Puerto Rico is still trying to recover from 2017’s Hurricane Maria, and much of that effort involves getting more tourists to visit the island. The sharing economy could play a role in that and other recovery work — something the government has noticed. What’s going on in the U.S. territory, in fact, is the latest example of regulators and politicians to get their hands around the sharing economy, which continues to grow even as such services are beginning to lose their novelty.
According to CaribbeanBusiness.com, Puerto Rico Gov. Ricardo Rosselló recently signed “Senate Bill 840, which will establish a process for the design and execution of the government’s public policy on the sharing economy.” The bill requires “the Economic Development and Commerce Department (DDEC by its Spanish acronym) to establish the standards and guidelines” for the sharing economy.
Sharing Backlash
The sharing economy is increasingly gaining the attention of politicians and regulators, and not always in ways sharing economy supporters could consider positive. For instance, New Orleans is the site of one of the most significant and ongoing backlashes against the sharing economy, a global trend that probably won’t kill off Airbnb and other major players, but could create more hassles and pressures for some companies struggling to make it in this big, crowded market. Earlier this year, city officials there banned short-term rentals of homes “in historic residential neighborhoods, [with] none at all [allowed] in the Garden District and the French Quarter,” according to a local news report.
Proponents of the ban said such rentals contribute to higher rents for locals and an overall lack of affordable housing. Opponents said short-term rentals such as those offered via Airbnb help bring more tourism dollars not only to the city at large, but also to neighborhoods that tourists might not otherwise visit — resulting in local property owners getting a cut of that tourism pie.
Scooter Problems
Similar backlashes are playing out elsewhere — and not just for rental property.
Shared scooters have functioned as a reliable source of controversy as transportation transitions into more of a service offering. Among opponents’ main concerns? Storage of scooters along sidewalks, and potentially too many scooters getting in the way of pedestrians, bikes and even automobiles in crowded urban centers.
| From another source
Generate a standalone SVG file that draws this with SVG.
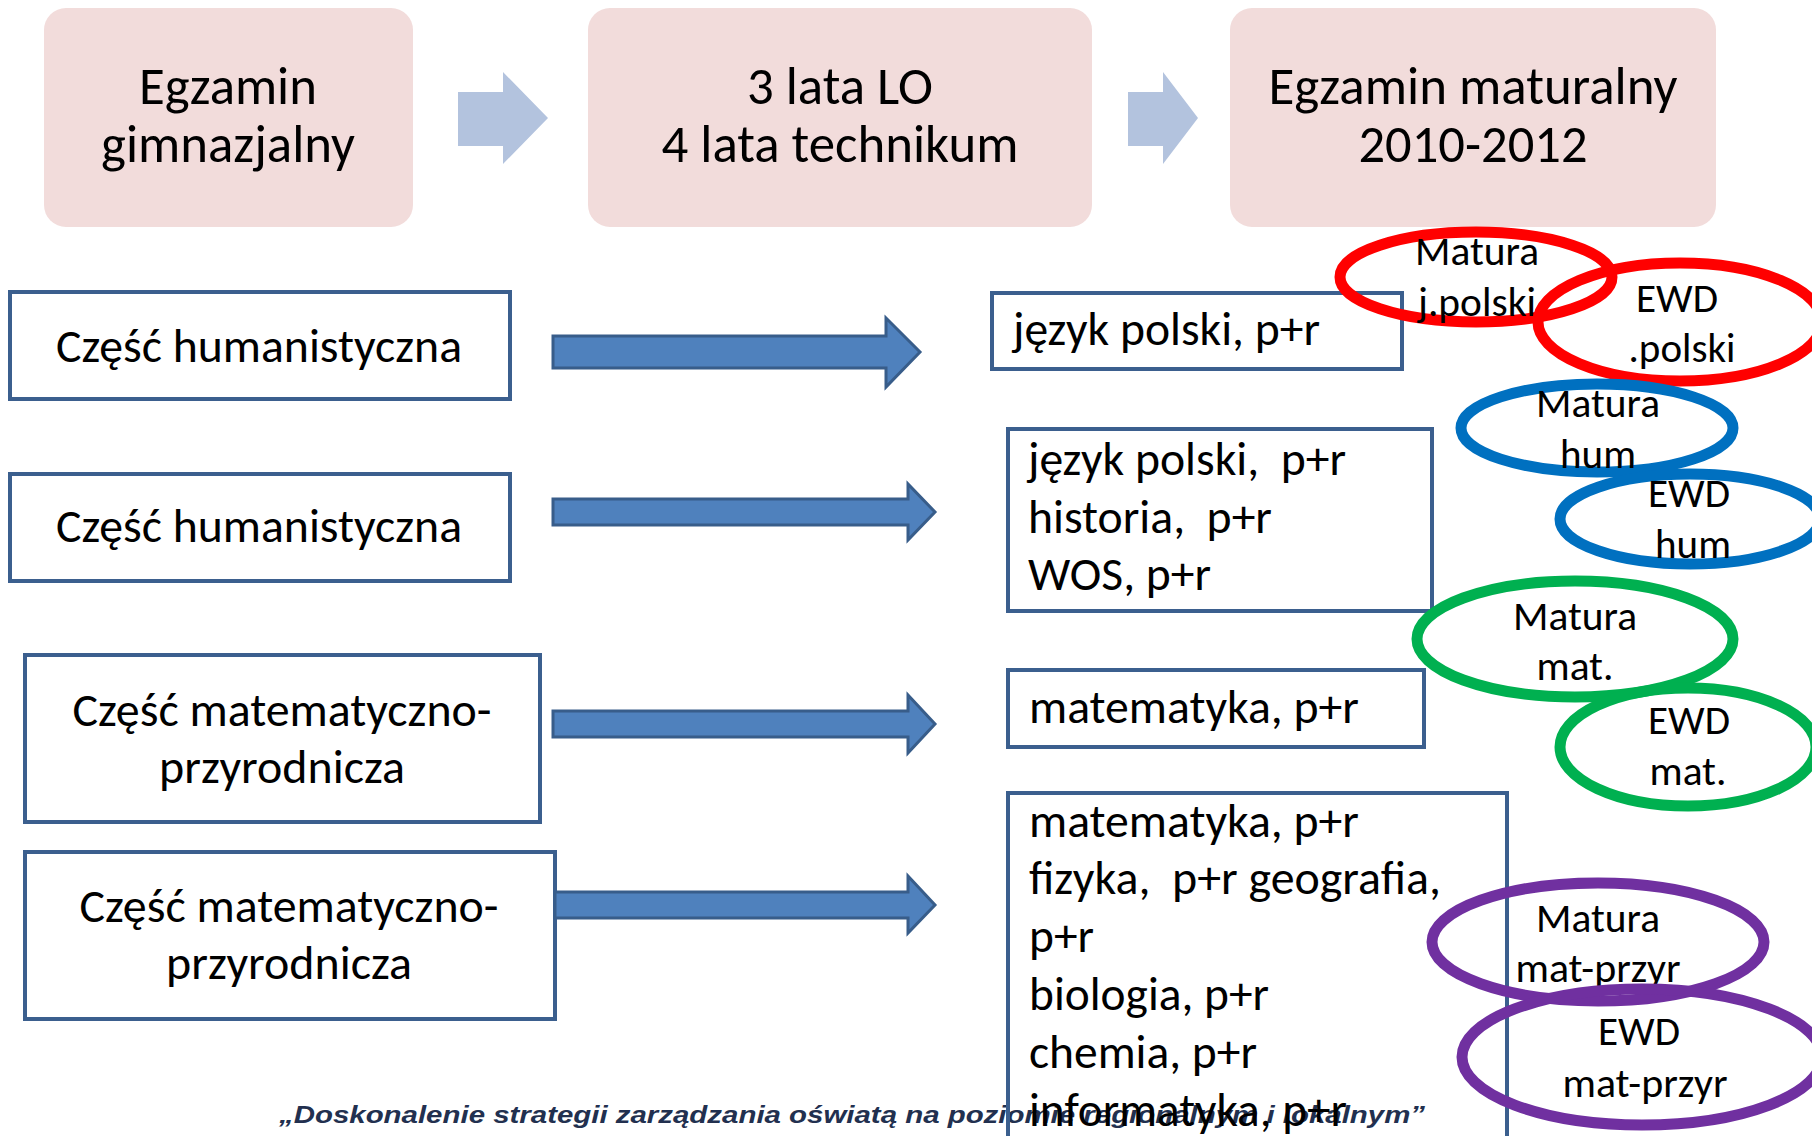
<svg xmlns="http://www.w3.org/2000/svg" width="1812" height="1136" viewBox="0 0 1812 1136">
<style>
  .t { font-family: Carlito, Lato, "Open Sans", "Liberation Sans", sans-serif; fill: #000; white-space: pre; }
  .top { font-size: 52.5px; text-anchor: middle; }
  .mid { font-size: 47.5px; }
  .midc { font-size: 47.5px; text-anchor: middle; }
  .ell { font-size: 41px; text-anchor: middle; }
  .pink { fill: #F2DCDB; }
  .box { fill: #FFFFFF; stroke: #3B5F8E; stroke-width: 4; }
  .boxn { fill: none; stroke: #3B5F8E; stroke-width: 4; }
  .big { fill: #4F81BD; stroke: #385D8A; stroke-width: 3; }
  .light { fill: #B3C3DE; }
  .e { fill: none; stroke-width: 11; }
  .footer { font-family: "Liberation Sans", Arial, sans-serif; font-weight: bold; font-style: italic; font-size: 24px; fill: #22304F; }
</style>

<rect width="1812" height="1136" fill="#FFFFFF"/>

<!-- Top process boxes -->
<g id="egzamin-gimnazjalny">
  <rect class="pink" x="44" y="8" width="369" height="219" rx="22" ry="22"/>
  <text class="t top" x="228" y="104" textLength="178" lengthAdjust="spacingAndGlyphs">Egzamin</text>
  <text class="t top" x="228" y="162" textLength="254" lengthAdjust="spacingAndGlyphs">gimnazjalny</text>
</g>
<g id="lata-lo">
  <rect class="pink" x="588" y="8" width="504" height="219" rx="22" ry="22"/>
  <text class="t top" x="840" y="104" textLength="186" lengthAdjust="spacingAndGlyphs">3 lata LO</text>
  <text class="t top" x="840" y="162" textLength="357" lengthAdjust="spacingAndGlyphs">4 lata technikum</text>
</g>
<g id="egzamin-maturalny">
  <rect class="pink" x="1230" y="8" width="486" height="219" rx="22" ry="22"/>
  <text class="t top" x="1473" y="104" textLength="409" lengthAdjust="spacingAndGlyphs">Egzamin maturalny</text>
  <text class="t top" x="1473" y="162" textLength="229" lengthAdjust="spacingAndGlyphs">2010-2012</text>
</g>

<!-- Left boxes -->
<g id="czesc-hum-1">
  <rect class="box" x="10" y="292" width="500" height="107"/>
  <text class="t midc" x="259" y="362" textLength="406" lengthAdjust="spacingAndGlyphs">Część humanistyczna</text>
</g>
<g id="czesc-hum-2">
  <rect class="box" x="10" y="474" width="500" height="107"/>
  <text class="t midc" x="259" y="542" textLength="406" lengthAdjust="spacingAndGlyphs">Część humanistyczna</text>
</g>
<g id="czesc-mat-1">
  <rect class="box" x="25" y="655" width="515" height="167"/>
  <text class="t midc" x="282" y="726" textLength="419" lengthAdjust="spacingAndGlyphs">Część matematyczno-</text>
  <text class="t midc" x="282" y="783" textLength="246" lengthAdjust="spacingAndGlyphs">przyrodnicza</text>
</g>
<g id="czesc-mat-2">
  <rect class="box" x="25" y="852" width="530" height="167"/>
  <text class="t midc" x="289" y="922" textLength="419" lengthAdjust="spacingAndGlyphs">Część matematyczno-</text>
  <text class="t midc" x="289" y="979" textLength="246" lengthAdjust="spacingAndGlyphs">przyrodnicza</text>
</g>

<!-- Connectors -->
<g id="connectors">
  <path class="light" d="M458,92 H503 V72 L548,118 L503,164 V146 H458 Z"/>
  <path class="light" d="M1128,92 H1163 V72 L1198,118 L1163,164 V146 H1128 Z"/>
  <path class="big" d="M553,336 H886 V318 L920,352 L886,387 V368 H553 Z"/>
  <path class="big" d="M553,499 H908 V484 L935,512 L908,540 V525 H553 Z"/>
  <path class="big" d="M553,711 H908 V695 L935,724 L908,753 V737 H553 Z"/>
  <path class="big" d="M555,892 H908 V876 L935,905 L908,933 V918 H555 Z"/>
</g>

<!-- Footer -->
<g id="footer">
  <text class="footer" x="279" y="1123" textLength="1146" lengthAdjust="spacingAndGlyphs">„Doskonalenie strategii zarządzania oświatą na poziomie regionalnym i lokalnym”</text>
</g>

<!-- Right boxes -->
<g id="jp">
  <rect class="boxn" x="992" y="293" width="410" height="76"/>
  <text class="t mid" x="1013" y="345" textLength="307" lengthAdjust="spacingAndGlyphs">język polski, p+r</text>
</g>
<g id="jp-hist-wos">
  <rect class="boxn" x="1008" y="429" width="424" height="182"/>
  <text class="t mid" x="1028" y="475" textLength="318" lengthAdjust="spacingAndGlyphs" xml:space="preserve">język polski,  p+r</text>
  <text class="t mid" x="1028" y="533" textLength="244" lengthAdjust="spacingAndGlyphs" xml:space="preserve">historia,  p+r</text>
  <text class="t mid" x="1028" y="590" textLength="183" lengthAdjust="spacingAndGlyphs">WOS, p+r</text>
</g>
<g id="mat">
  <rect class="boxn" x="1008" y="670" width="416" height="77"/>
  <text class="t mid" x="1029" y="723" textLength="330" lengthAdjust="spacingAndGlyphs">matematyka, p+r</text>
</g>
<g id="mat-przyr">
  <rect class="boxn" x="1008" y="793" width="499" height="360"/>
  <text class="t mid" x="1029" y="837" textLength="330" lengthAdjust="spacingAndGlyphs">matematyka, p+r</text>
  <text class="t mid" x="1029" y="894" textLength="412" lengthAdjust="spacingAndGlyphs" xml:space="preserve">fizyka,  p+r geografia,</text>
  <text class="t mid" x="1029" y="952" textLength="65" lengthAdjust="spacingAndGlyphs">p+r</text>
  <text class="t mid" x="1029" y="1010" textLength="240" lengthAdjust="spacingAndGlyphs">biologia, p+r</text>
  <text class="t mid" x="1029" y="1068" textLength="228" lengthAdjust="spacingAndGlyphs">chemia, p+r</text>
  <text class="t mid" x="1029" y="1126" textLength="318" lengthAdjust="spacingAndGlyphs">informatyka, p+r</text>
</g>

<!-- Ellipses -->
<g id="matura-jpolski">
  <ellipse class="e" cx="1476" cy="277" rx="136" ry="45" stroke="#FF0000"/>
  <text class="t ell" x="1477" y="265" textLength="124" lengthAdjust="spacingAndGlyphs">Matura</text>
  <text class="t ell" x="1477" y="316" textLength="118" lengthAdjust="spacingAndGlyphs">j.polski</text>
</g>
<g id="ewd-polski">
  <ellipse class="e" cx="1680" cy="322" rx="142" ry="59" stroke="#FF0000"/>
  <text class="t ell" x="1677" y="312" textLength="82" lengthAdjust="spacingAndGlyphs">EWD</text>
  <text class="t ell" x="1682" y="362" textLength="107" lengthAdjust="spacingAndGlyphs">.polski</text>
</g>
<g id="matura-hum">
  <ellipse class="e" cx="1597" cy="428" rx="136" ry="44" stroke="#0070C0"/>
  <text class="t ell" x="1598" y="417" textLength="124" lengthAdjust="spacingAndGlyphs">Matura</text>
  <text class="t ell" x="1598" y="468" textLength="76" lengthAdjust="spacingAndGlyphs">hum</text>
</g>
<g id="ewd-hum">
  <ellipse class="e" cx="1690" cy="519" rx="130" ry="45" stroke="#0070C0"/>
  <text class="t ell" x="1689" y="507" textLength="82" lengthAdjust="spacingAndGlyphs">EWD</text>
  <text class="t ell" x="1693" y="558" textLength="76" lengthAdjust="spacingAndGlyphs">hum</text>
</g>
<g id="matura-mat">
  <ellipse class="e" cx="1575" cy="639" rx="158" ry="58" stroke="#00B050"/>
  <text class="t ell" x="1575" y="630" textLength="124" lengthAdjust="spacingAndGlyphs">Matura</text>
  <text class="t ell" x="1575" y="680" textLength="77" lengthAdjust="spacingAndGlyphs">mat.</text>
</g>
<g id="ewd-mat">
  <ellipse class="e" cx="1688" cy="747" rx="128" ry="59" stroke="#00B050"/>
  <text class="t ell" x="1689" y="734" textLength="82" lengthAdjust="spacingAndGlyphs">EWD</text>
  <text class="t ell" x="1688" y="785" textLength="77" lengthAdjust="spacingAndGlyphs">mat.</text>
</g>
<g id="matura-mat-przyr">
  <ellipse class="e" cx="1598" cy="942" rx="166" ry="59" stroke="#7030A0"/>
  <text class="t ell" x="1598" y="932" textLength="124" lengthAdjust="spacingAndGlyphs">Matura</text>
  <text class="t ell" x="1598" y="982" textLength="165" lengthAdjust="spacingAndGlyphs">mat-przyr</text>
</g>
<g id="ewd-mat-przyr">
  <ellipse class="e" cx="1642" cy="1057" rx="180" ry="68" stroke="#7030A0"/>
  <text class="t ell" x="1639" y="1045" textLength="82" lengthAdjust="spacingAndGlyphs">EWD</text>
  <text class="t ell" x="1645" y="1097" textLength="165" lengthAdjust="spacingAndGlyphs">mat-przyr</text>
</g>
</svg>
Those controversies have notably played out in San Francisco, though other cities, including Chicago and Los Angeles, are going through them at their own pace.
Those efforts come amid a fresh sign that the novelty of the sharing economy is wearing off for some consumers. According to another report, “A new survey from Allianz has revealed that the popularity of sharing economy services in the U.S. is down this year compared to 2017, particularly with millennials, and that baby boomers are now the new drivers of the movement.” Not only that, but “it seems that Gen Xers are driving the largest downward trend in usage, with only 41 per cent saying they will use sharing economy services this summer — down from 60 percent two years ago — while 63 per cent of millennials are planning to use such services this summer (down from 77 per cent from two years ago).”
None of this is meant to imply that the collective power of all these backlashes will knock the sharing economy off its track toward more growth. In fact, it is expected to produce global revenue of $335 billion by 2025, up from $15 billion in 2015, according to one recent estimate. And investors are still pouring capital into companies operating in the sector. One example is Drivezy, the India-based carsharing startup, which is in the process of raising $100 million in equity funding and $400 million in asset financing as it seeks to expand.
The sharing economy remains a work in progress, and as the new law in Puerto Rico shows, authories have a keen interest in its development.